Summary: | 碩士 === 國立臺灣大學 === 科際整合法律學研究所 === 104 === During the past twenty years, scholars have widely discussed whether Taiwan should introduce the Discovery procedure form U.S. Some opposition opinions state that the existing Evidence-Preserving procedure was built base on similar legislation reason and is used in primary litigation phase like Discovery is. This article examines the difference between Evidence-Preserving procedure and Discovery, and provides the possible modification of Evidence-Preserving procedure.
Among different types of civil litigation, IP infringement litigations usually cost vast money and are time-consuming. From this point, I choose IP infringement litigations as target and analyze the demand of introducing Discovery procedure.
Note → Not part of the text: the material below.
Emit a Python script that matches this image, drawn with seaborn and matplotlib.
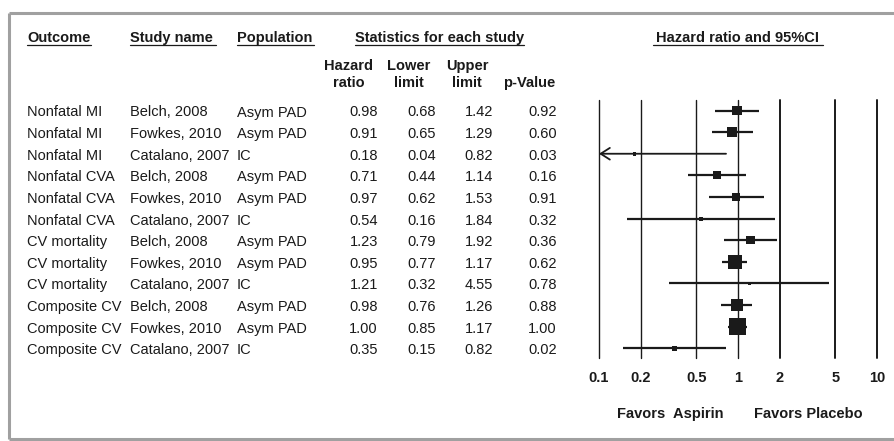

Is the existing Evidence-Preserving procedure well-functioning thus we do not need a foreign system? Concluded from the verdicts made by Intellectual Property Court, the rate of permitting Evidence-Preserving Order is extremely low. European Chamber of Commerce Taiwan and American Institute in Taiwan have raised this question several times during the past few years. To provide some advices so that we can change this situation, I collect the rejecting reasons and divide them into different categories. Following the different types of rejecting reasons, I state the unreasonable parts and give suggestions together with scholars’ opinions.
In conclusion, although we have Evidence-Preserving procedure in Taiwan, the practice of this procedure still has lots to improve. More than that, we can modify our system with advantages taken from Discovery, and built a more mature litigation procedure.